Im Jahr
1806 wurde Bayern Königreich. Ein tief in das Leben der Menschen
eingreifendes Reformwerk, eine "Revolution von oben", zwang
die Untertanen des Kurfürstentums Bayern und der neu hinzugekommenen
Landesteile in ein gemeinsames, modernes Staatswesen. Der
Weg der Bayern durch die folgenden zwei Jahrhunderte mit rapiden
Veränderungen in Wissenschaft, Technik, Politik und Kultur
spiegelte sich in besonderer Weise wider in der Entwicklung
des bayerischen Handwerks. Es war Träger und Betroffener dieser
Entwicklung und bewahrte auch beim Übergang von der Agrar-
zur Industriegesellschaft seine traditionellen Qualitäten.
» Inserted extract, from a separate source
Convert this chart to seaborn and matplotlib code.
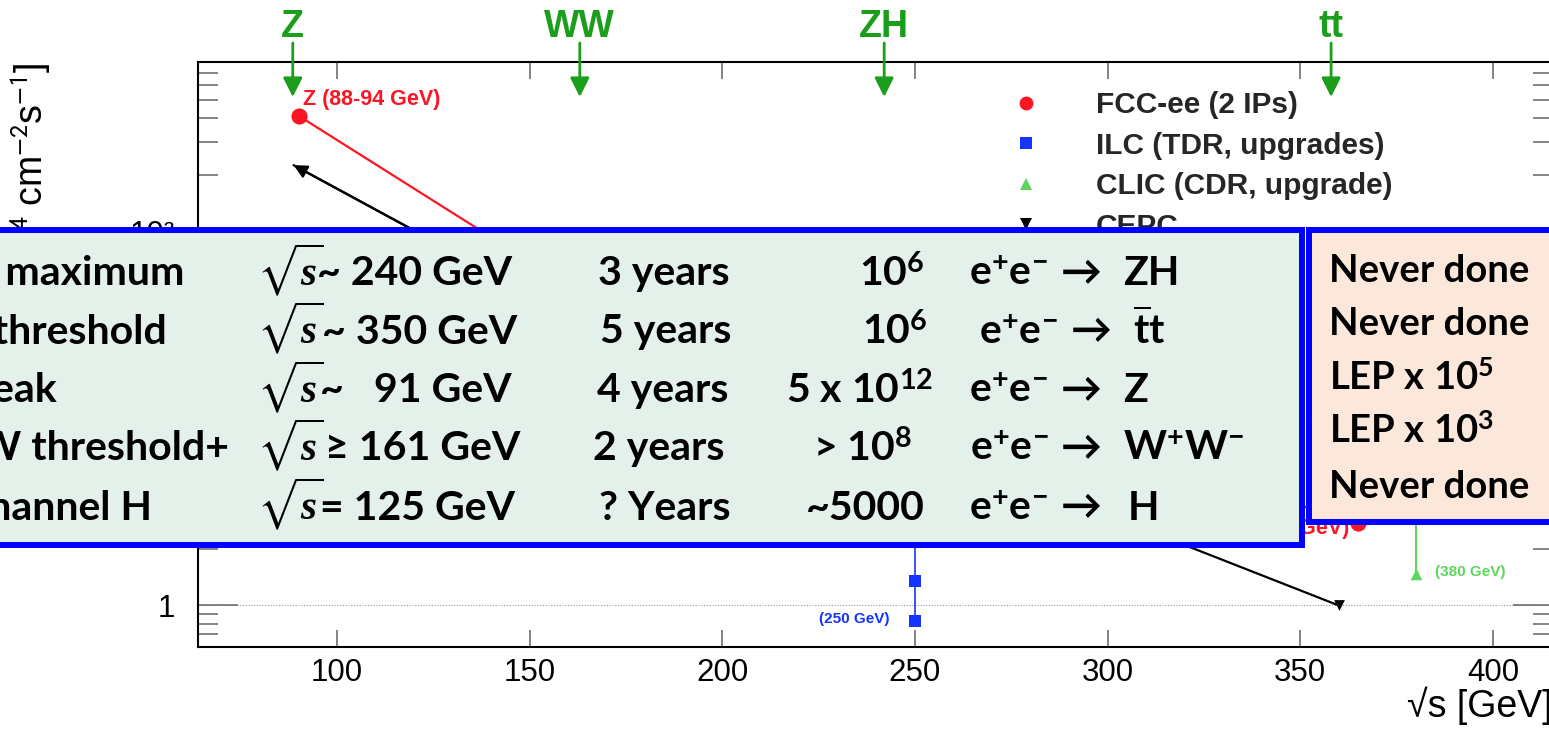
import numpy as np
import pandas as pd
import matplotlib
matplotlib.use("Agg")
import matplotlib.pyplot as plt
import matplotlib.ticker as mticker
from matplotlib.patches import Rectangle, ArrowStyle
from matplotlib.lines import Line2D
import seaborn as sns

# ---------------- data ----------------
fcc_sqrt_s = [90, 160, 240, 365]
fcc_lumi = [413, 51, 17, 2.75]
ilc_sqrt_s = [250, 250, 250]
ilc_lumi = [0.83, 1.35, 3.0]
clic_sqrt_s = [380, 380]
clic_lumi = [1.48, 4.0]
cepc_sqrt_s = [88.7, 160, 240, 360]
cepc_lumi = [225, 36, 9.3, 1.0]

process_labels = ["Z", "WW", "ZH", "tt"]
process_sqrt_s = [88.5, 163, 242, 358]

legend_labels = ["FCC-ee (2 IPs)", "ILC (TDR, upgrades)", "CLIC (CDR, upgrade)", "CEPC"]
point_labels = ["Z (88-94 GeV)", "tt (365 GeV)", "(250 GeV)", "(380 GeV)"]

x_ticks = [100, 150, 200, 250, 300, 350, 400]
y_ticks = [1, 10, 100]
y_ticklabels = ["1", "10", "10\u00b2"]

table_process = ["ZH maximum", "tt threshold", "Z peak", "WW threshold+", "s-channel H"]
table_energy = ["~ 240 GeV", "~ 350 GeV", "~   91 GeV", "\u2265 161 GeV", "= 125 GeV"]
table_years = ["3 years", "5 years", "4 years", "2 years", "? Years"]
table_events = [r"10$^{6}$", r"10$^{6}$", r"5 x 10$^{12}$", r"> 10$^{8}$", "~5000"]
table_final = ["ZH", r"$\overline{\mathrm{t}}$t", "Z", r"W$^{+}$W$^{-}$", "H"]
table_note = ["Never done", "Never done", r"LEP x 10$^{5}$", r"LEP x 10$^{3}$", "Never done"]

# ---------------- style ----------------
sns.set_theme(style="white")
plt.rcParams["font.family"] = ["Liberation Sans", "DejaVu Sans"]
plt.rcParams["mathtext.fontset"] = "stixsans"
plt.rcParams["mathtext.rm"] = "Lato:bold"
plt.rcParams["mathtext.bf"] = "Lato:bold"
plt.rcParams["mathtext.it"] = "Liberation Serif:bold:italic"
plt.rcParams["mathtext.fallback"] = "stixsans"

W, H = 1549, 729
fig = plt.figure(figsize=(W / 100, H / 100), dpi=100)
fig.patch.set_facecolor("white")

def fx(p):
    return p / W

def fy(p):
    return 1 - p / H

ax_l, ax_r, ax_t, ax_b = 198, 1553, 62, 647
ax = fig.add_axes([fx(ax_l), fy(ax_b), (ax_r - ax_l) / W, (ax_b - ax_t) / H])
ax.set_facecolor("white")
ax.set_yscale("log")
ax.set_xlim(63.9, 415.6)
ax.set_ylim(0.6, 800)

RED = "#ff1424"
BLUE = "#1434ff"
GREEN = "#5cd65c"
DGREEN = "#1b9e1b"

df_fcc = pd.DataFrame({"s": fcc_sqrt_s, "L": fcc_lumi})
df_ilc = pd.DataFrame({"s": ilc_sqrt_s, "L": ilc_lumi})
df_clic = pd.DataFrame({"s": clic_sqrt_s, "L": clic_lumi})
df_cepc = pd.DataFrame({"s": cepc_sqrt_s, "L": cepc_lumi})

sns.lineplot(data=df_fcc, x="s", y="L", sort=False, estimator=None, color=RED, lw=1.6, ax=ax)
sns.scatterplot(data=df_fcc, x="s", y="L", marker="o", s=135, color=RED, linewidth=0, ax=ax, zorder=4)
sns.lineplot(data=df_ilc, x="s", y="L", sort=False, estimator=None, color=BLUE, lw=1.2, ax=ax)
sns.scatterplot(data=df_ilc, x="s", y="L", marker="s", s=80, color=BLUE, linewidth=0, ax=ax, zorder=4)
sns.lineplot(data=df_clic, x="s", y="L", sort=False, estimator=None, color=GREEN, lw=1.5, ax=ax)
sns.scatterplot(data=df_clic, x="s", y="L", marker="^", s=70, color=GREEN, linewidth=0, ax=ax, zorder=4)
sns.lineplot(data=df_cepc, x="s", y="L", sort=False, estimator=None, color="black", lw=1.6, ax=ax)
sns.scatterplot(data=df_cepc.iloc[1:], x="s", y="L", marker="v", s=60, color="black", linewidth=0, ax=ax, zorder=4)
ax.annotate("", xy=(cepc_sqrt_s[0], cepc_lumi[0]), xytext=(cepc_sqrt_s[1], cepc_lumi[1]),
            arrowprops=dict(arrowstyle=ArrowStyle("-|>", head_length=0.4, head_width=0.2),
                            mutation_scale=20, color="black", lw=1.6, shrinkA=0, shrinkB=0))

# point labels
ax.annotate(point_labels[0], xy=(fcc_sqrt_s[0], fcc_lumi[0]), xytext=(3.5, 11.5), textcoords="offset points",
            color=RED, fontsize=15.5, fontweight="bold", ha="left", va="center")
ax.annotate(point_labels[1], xy=(fcc_sqrt_s[-1], fcc_lumi[-1]), xytext=(-6.5, -3.5), textcoords="offset points",
            color=RED, fontsize=15.5, fontweight="bold", ha="right", va="center")
ax.annotate(point_labels[2], xy=(ilc_sqrt_s[0], ilc_lumi[0]), xytext=(-18, 1.5), textcoords="offset points",
            color=BLUE, fontsize=11, fontweight="bold", ha="right", va="center")
ax.annotate(point_labels[3], xy=(clic_sqrt_s[0], clic_lumi[0]), xytext=(14, 1), textcoords="offset points",
            color=GREEN, fontsize=11, fontweight="bold", ha="left", va="center")

# process arrows on top
xt = ax.get_xaxis_transform()
for lab, xs in zip(process_labels, process_sqrt_s):
    ax.annotate("", xy=(xs, (ax_b - 97) / (ax_b - ax_t)), xytext=(xs, (ax_b - 43) / (ax_b - ax_t)),
                xycoords=xt, textcoords=xt, annotation_clip=False,
                arrowprops=dict(arrowstyle=ArrowStyle("-|>", head_length=0.4, head_width=0.2),
                                mutation_scale=29, color=DGREEN, lw=2, shrinkA=0, shrinkB=0))
    ax.text(xs, (ax_b - 37) / (ax_b - ax_t), lab, transform=xt, ha="center", va="baseline",
            color=DGREEN, fontsize=27, fontweight="bold", clip_on=False)

# axes cosmetics
ax.set_xticks(x_ticks)
ax.set_xticklabels([str(v) for v in x_ticks])
ax.set_yticks(y_ticks)
ax.set_yticklabels(y_ticklabels)
ax.yaxis.set_minor_locator(mticker.LogLocator(base=10, subs=np.arange(2, 10)))
ax.yaxis.set_minor_formatter(mticker.NullFormatter())
ax.xaxis.set_minor_locator(mticker.NullLocator())
TC = "#6e6e6e"
ax.tick_params(axis="y", which="major", direction="in", length=28.8, width=1.2, color=TC,
               left=True, right=True, labelsize=22.5, pad=16.5, labelcolor="black")
ax.tick_params(axis="y", which="minor", direction="in", length=14.4, width=1.2, color=TC, left=True, right=True)
ax.tick_params(axis="x", which="major", direction="in", length=12.2, width=1.2, color=TC,
               bottom=True, top=True, labelsize=22.5, pad=8, labelcolor="black")
for sp in ax.spines.values():
    sp.set_color("black")
    sp.set_linewidth(1.5)
ax.yaxis.grid(True, which="major", linestyle=(0, (1, 1.5)), color="#9a9a9a", lw=0.8)
ax.xaxis.grid(False)
ax.set_xlabel("")
ax.set_ylabel("")

fig.text(fx(31), fy(62), r"Luminosity [10$^{34}$ cm$^{-2}$s$^{-1}$]", rotation=90, ha="center", va="top",
         fontsize=27, color="black")
fig.text(fx(1553), fy(717), "\u221as [GeV]", ha="right", va="baseline", fontsize=27, color="black")

# legend
handles = [
    Line2D([], [], ls="none", marker="o", ms=10, color=RED, mew=0),
    Line2D([], [], ls="none", marker="s", ms=8, color=BLUE, mew=0),
    Line2D([], [], ls="none", marker="^", ms=8.5, color=GREEN, mew=0),
    Line2D([], [], ls="none", marker="v", ms=8.5, color="black", mew=0),
]
LF = 21.5
em = LF / 72 * 100
leg = ax.legend(handles, legend_labels, loc="upper left",
                bbox_to_anchor=(fx(1026 - em / 2), fy(91)), bbox_transform=fig.transFigure,
                frameon=False, handlelength=1.0, handletextpad=(1096 - 1026 - em / 2) / em,
                borderpad=0, borderaxespad=0, labelspacing=0.42,
                prop=dict(family="Liberation Sans", weight="bold", size=LF))

# ---------------- overlay table ----------------
BORDER = "#0000ff"
fig.add_artist(Rectangle((fx(-20), fy(545)), (1302 + 20) / W, (545 - 229.7) / H, transform=fig.transFigure,
                         facecolor="#e3f1ea", edgecolor=BORDER, lw=4.3, zorder=10))
fig.add_artist(Rectangle((fx(1309), fy(521.7)), (1600 - 1309) / W, (521.7 - 229.5) / H, transform=fig.transFigure,
                         facecolor="#fce8da", edgecolor=BORDER, lw=4.3, zorder=10))

row_base = [285, 343.5, 402, 460.5, 519.5]
note_base = [281.7, 335, 390, 443.3, 498.3]
proc_right = [184, 167, 57, 229, 152]
energy_right = [512, 517, 512, 520, 515]
years_center = [664, 666, 663, 659, 665]
events_right = [925, 928, 933, 912, 925]
ee_left = [969, 979, 969, 970, 969]
arrow_center = [1081, 1091, 1081, 1081, 1081]
final_left = [1123, 1133, 1123, 1123, 1128]

TF = 29.5
NF = 27.5
tkw = dict(fontfamily=["Lato", "DejaVu Sans"], fontweight="bold", math_fontfamily="custom",
           va="baseline", color="black", zorder=12)
for i in range(5):
    yb = fy(row_base[i])
    fig.text(fx(proc_right[i]), yb, table_process[i], ha="right", fontsize=TF, **tkw)
    fig.text(fx(257), yb, r"$\sqrt{s}$", ha="left", fontsize=TF, **tkw)
    fig.text(fx(energy_right[i]), yb, table_energy[i], ha="right", fontsize=TF, **tkw)
    fig.text(fx(years_center[i]), yb, table_years[i], ha="center", fontsize=TF, **tkw)
    fig.text(fx(events_right[i]), yb, table_events[i], ha="right", fontsize=TF, **tkw)
    fig.text(fx(ee_left[i]), yb, r"e$^{+}$e$^{-}$", ha="left", fontsize=TF, **tkw)
    fig.text(fx(arrow_center[i]), yb, "\u2192", ha="center", fontsize=TF, **tkw)
    fig.text(fx(final_left[i]), yb, table_final[i], ha="left", fontsize=TF, **tkw)
    fig.text(fx(1329), fy(note_base[i]), table_note[i], ha="left", fontsize=NF, **tkw)

fig.savefig("out.png", dpi=100, facecolor="white")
Das Haus der Bayerischen Geschichte erzählt im Deutschen
Museum auf 1.800 m2 Ausstellungsfläche Bayerns Handwerksgeschichte
vom späten 18. Jahrhundert bis zur Gegenwart mit Bildern,
Film- und Hörstationen, Inszenierungen und auch technischen
Versuchen zum Ausprobieren. Dazu präsentiert die Ausstellung
mehr als 200 Originalobjekte aus allen Teilen Bayerns von
Gegenständen der Alltagswelt bis hin zu Meisterwerken der
Technik und der Kunst.
Am Anfang stand die "zünftige" Ordnung des alten Handwerks.
Sie blieb auch nach ihrer formalen Aufhebung (1825) weiterhin
im Alltag wirksam. Zugleich waren im 19. Jahrhundert in
Bayern wahrhafte Pioniere der Technik tätig, die selbst
aus dem Handwerk stammten. Die Industrialisierung erreichte
große Teile des Landes erst spät, dennoch genügten bereits
ihre Vorboten um das Handwerk in eine Krise zu stürzen.
Dies wurde nach der Einführung einer radikalen Gewerbefreiheit
durch König Ludwig II. im Reformjahr 1868 spürbar.
Durch die Massenfertigung des 20. Jahrhunderts wurden viele
Handwerksberufe wie Möbelschreiner oder Schuhmacher in ihrer
Existenz bedroht. Erst in den turbulenten Zwanziger Jahren
eröffneten sich neue Chancen. Fließendes Wasser, Badewannen
und Heizkörper hielten ihren Einzug auch in einfachere Wohnungen
und förderten nun die Installationsberufe im Handwerk. Die
Elektrifizierung, gerade im Bayern der Weimarer Republik
besonders rege betrieben, schuf neue Berufe wie den Elektriker
oder später den Rundfunktechniker.
Nachdem die Wirtschaftskrise den Optimismus der späten
1920er Jahre wieder zerschlagen hatte, richteten sich aus
den Kreisen des Handwerks viele Hoffnungen auf den Nationalsozialismus.
Doch das Dritte Reich unterwarf schon bald das Handwerk
einer zentral gelenkten Wirtschaft. Die Katastrophe des
2. Weltkrieges forderte ihre Opfer auch unter den Handwerkern
und legte Betriebe in Trümmer.
In den ersten Nachkriegsjahren waren es vor allem Handwerksbetriebe,
die flexibel und erfinderisch mit einfachsten Materialien
ein Überleben der Bevölkerung ermöglichten. Vom eigentlichen
Wirtschaftswunder ab den spaten 1950er Jahren profitierte
das Handwerk in Bayern vor allem durch den Städtebau, die
Motorisierungswelle und nicht zuletzt als Zulieferer für
die Industrie. Das Handwerk konnte sich, parallel zur Modernisierung
von Staat und Gesellschaft in Bayern, wieder selbstbewusst
als feste Größe etablieren.
Im Jahr 2006 spielt der Wissens- und Wirtschaftsstandort
Bayern eine gewichtige Rolle. Auch das Handwerk stellt sich
den Herausforderungen in einer zunehmend globalisierten
Welt durch seinen Beitrag zur beruflichen Bildung und die
Anwendung neuer Materialien und Technologien für die Zukunft.